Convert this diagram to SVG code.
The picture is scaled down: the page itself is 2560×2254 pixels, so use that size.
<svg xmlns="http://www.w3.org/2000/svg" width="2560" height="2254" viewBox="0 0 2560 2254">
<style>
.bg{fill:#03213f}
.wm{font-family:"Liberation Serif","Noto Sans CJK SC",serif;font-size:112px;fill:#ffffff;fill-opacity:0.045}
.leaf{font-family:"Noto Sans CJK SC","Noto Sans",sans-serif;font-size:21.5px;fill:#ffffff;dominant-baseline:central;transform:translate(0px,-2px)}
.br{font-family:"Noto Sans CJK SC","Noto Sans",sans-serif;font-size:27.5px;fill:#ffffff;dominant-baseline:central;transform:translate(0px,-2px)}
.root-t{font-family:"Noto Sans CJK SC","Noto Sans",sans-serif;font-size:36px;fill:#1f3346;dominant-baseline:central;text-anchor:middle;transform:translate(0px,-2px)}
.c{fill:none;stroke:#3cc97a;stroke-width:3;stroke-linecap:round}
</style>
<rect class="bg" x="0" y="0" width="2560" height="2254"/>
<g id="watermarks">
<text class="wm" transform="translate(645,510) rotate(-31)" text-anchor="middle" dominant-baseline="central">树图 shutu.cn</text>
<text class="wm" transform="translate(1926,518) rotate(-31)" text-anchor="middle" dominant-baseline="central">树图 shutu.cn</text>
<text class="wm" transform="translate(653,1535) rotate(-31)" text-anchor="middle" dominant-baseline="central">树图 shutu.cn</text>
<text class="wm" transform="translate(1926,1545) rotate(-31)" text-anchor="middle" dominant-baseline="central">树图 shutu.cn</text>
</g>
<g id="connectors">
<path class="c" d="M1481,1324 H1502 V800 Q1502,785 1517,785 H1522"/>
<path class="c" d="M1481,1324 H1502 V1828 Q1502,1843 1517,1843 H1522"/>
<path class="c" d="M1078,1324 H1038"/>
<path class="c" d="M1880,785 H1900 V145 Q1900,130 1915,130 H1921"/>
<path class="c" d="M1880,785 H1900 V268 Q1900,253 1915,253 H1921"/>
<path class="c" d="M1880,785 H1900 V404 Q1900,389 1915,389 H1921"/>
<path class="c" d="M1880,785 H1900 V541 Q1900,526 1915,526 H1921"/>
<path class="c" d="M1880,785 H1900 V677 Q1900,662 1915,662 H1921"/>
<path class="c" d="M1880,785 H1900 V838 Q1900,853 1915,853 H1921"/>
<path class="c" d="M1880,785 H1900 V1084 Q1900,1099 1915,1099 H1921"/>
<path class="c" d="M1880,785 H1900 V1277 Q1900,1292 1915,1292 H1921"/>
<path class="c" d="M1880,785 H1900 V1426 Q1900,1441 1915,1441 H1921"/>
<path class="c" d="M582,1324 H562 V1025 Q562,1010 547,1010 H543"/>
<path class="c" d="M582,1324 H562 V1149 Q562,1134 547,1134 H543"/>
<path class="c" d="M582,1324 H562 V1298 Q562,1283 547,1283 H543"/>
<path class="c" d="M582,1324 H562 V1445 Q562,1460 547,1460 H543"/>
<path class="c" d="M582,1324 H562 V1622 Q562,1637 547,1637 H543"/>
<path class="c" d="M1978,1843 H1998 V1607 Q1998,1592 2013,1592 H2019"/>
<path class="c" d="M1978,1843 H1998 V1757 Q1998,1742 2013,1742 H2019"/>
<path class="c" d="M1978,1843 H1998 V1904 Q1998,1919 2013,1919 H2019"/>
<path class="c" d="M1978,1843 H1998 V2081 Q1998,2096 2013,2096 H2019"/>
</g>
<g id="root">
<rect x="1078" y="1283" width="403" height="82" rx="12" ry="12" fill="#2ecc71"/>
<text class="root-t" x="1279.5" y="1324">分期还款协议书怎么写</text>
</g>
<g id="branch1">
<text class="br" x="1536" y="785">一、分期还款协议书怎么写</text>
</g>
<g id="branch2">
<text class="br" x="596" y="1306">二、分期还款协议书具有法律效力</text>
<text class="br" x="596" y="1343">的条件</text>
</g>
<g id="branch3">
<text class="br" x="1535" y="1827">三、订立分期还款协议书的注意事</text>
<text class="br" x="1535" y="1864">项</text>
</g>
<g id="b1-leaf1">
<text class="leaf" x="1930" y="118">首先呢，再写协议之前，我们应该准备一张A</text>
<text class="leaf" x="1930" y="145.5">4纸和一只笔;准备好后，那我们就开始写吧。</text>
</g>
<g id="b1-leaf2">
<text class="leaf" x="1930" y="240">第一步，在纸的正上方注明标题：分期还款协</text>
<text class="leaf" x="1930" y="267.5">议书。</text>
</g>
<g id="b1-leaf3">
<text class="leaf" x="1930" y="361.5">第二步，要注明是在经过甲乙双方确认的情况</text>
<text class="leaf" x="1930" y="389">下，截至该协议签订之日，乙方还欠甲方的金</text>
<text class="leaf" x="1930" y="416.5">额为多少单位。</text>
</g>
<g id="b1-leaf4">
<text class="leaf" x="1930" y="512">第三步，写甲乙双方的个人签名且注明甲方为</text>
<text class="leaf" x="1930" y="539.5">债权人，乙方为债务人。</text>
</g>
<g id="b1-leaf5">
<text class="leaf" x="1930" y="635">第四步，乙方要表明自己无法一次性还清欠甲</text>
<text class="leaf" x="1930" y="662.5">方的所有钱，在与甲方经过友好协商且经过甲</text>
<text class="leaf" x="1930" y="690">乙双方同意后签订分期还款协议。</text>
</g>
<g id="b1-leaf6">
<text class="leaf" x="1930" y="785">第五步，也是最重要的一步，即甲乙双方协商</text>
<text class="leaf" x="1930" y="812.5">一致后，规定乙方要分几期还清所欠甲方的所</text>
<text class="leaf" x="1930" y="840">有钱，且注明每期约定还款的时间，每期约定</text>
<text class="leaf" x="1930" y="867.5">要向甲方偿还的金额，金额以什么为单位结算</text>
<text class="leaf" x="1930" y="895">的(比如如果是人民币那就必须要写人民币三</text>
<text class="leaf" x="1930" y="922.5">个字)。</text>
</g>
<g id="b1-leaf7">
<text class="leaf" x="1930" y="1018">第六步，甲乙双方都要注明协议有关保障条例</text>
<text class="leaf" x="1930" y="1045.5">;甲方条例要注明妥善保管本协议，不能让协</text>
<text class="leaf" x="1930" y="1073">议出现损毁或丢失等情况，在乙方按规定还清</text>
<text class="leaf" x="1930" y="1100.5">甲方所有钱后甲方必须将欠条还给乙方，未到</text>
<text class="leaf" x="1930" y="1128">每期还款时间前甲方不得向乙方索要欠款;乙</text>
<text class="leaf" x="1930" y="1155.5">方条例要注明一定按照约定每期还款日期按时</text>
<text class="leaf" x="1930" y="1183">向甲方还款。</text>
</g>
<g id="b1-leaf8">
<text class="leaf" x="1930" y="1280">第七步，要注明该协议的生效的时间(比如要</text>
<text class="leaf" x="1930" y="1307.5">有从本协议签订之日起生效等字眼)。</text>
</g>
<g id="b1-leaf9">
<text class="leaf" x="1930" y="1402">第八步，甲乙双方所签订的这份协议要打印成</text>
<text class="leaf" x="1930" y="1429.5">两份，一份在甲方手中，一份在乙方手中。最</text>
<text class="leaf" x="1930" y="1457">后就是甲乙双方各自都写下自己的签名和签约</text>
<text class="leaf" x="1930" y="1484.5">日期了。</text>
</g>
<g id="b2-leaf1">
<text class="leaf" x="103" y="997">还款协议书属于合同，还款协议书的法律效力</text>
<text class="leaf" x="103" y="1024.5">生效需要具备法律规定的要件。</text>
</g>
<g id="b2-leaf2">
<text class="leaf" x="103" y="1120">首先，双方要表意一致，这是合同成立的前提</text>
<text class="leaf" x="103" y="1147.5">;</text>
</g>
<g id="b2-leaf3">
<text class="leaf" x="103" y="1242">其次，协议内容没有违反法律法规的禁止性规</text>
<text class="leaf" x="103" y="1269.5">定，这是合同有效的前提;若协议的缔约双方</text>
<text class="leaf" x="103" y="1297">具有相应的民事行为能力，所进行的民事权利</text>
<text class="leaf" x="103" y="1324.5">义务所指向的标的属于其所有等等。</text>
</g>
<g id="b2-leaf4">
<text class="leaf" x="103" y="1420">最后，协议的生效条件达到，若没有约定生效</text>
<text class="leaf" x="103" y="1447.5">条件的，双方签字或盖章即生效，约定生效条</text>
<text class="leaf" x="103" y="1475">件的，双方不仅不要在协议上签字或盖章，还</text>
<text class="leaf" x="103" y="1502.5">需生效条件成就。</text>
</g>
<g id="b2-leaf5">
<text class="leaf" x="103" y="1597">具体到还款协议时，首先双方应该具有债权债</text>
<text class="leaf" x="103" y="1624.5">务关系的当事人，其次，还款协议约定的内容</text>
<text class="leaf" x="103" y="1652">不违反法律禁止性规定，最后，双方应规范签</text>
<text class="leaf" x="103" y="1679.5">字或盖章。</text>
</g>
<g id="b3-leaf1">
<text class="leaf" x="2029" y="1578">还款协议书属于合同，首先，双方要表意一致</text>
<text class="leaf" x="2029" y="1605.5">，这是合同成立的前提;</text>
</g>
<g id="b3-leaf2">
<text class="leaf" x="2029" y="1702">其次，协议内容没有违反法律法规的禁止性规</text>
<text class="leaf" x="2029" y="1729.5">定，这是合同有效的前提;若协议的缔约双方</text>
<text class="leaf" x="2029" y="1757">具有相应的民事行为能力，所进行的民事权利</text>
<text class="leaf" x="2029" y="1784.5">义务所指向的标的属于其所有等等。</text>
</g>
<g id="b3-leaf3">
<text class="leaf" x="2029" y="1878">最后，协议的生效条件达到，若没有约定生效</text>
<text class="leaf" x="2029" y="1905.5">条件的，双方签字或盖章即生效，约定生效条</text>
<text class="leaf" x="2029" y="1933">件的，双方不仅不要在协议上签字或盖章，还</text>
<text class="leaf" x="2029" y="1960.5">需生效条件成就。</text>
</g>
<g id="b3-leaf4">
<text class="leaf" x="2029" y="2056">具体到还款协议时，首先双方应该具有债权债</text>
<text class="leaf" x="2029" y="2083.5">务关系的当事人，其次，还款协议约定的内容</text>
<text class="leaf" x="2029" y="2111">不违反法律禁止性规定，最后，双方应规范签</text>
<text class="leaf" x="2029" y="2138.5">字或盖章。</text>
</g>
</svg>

______

▸ EXERCISE DESCRIPTION
Select the lines that carry the string "size" and copy them.

▸ RESULT BELOW
The picture is scaled down: the page itself is 2560×2254 pixels, so use that size.
.wm{font-family:"Liberation Serif","Noto Sans CJK SC",serif;font-size:112px;fill:#ffffff;fill-opacity:0.045}
.leaf{font-family:"Noto Sans CJK SC","Noto Sans",sans-serif;font-size:21.5px;fill:#ffffff;dominant-baseline:central;transform:translate(0px,-2px)}
.br{font-family:"Noto Sans CJK SC","Noto Sans",sans-serif;font-size:27.5px;fill:#ffffff;dominant-baseline:central;transform:translate(0px,-2px)}
.root-t{font-family:"Noto Sans CJK SC","Noto Sans",sans-serif;font-size:36px;fill:#1f3346;dominant-baseline:central;text-anchor:middle;transform:translate(0px,-2px)}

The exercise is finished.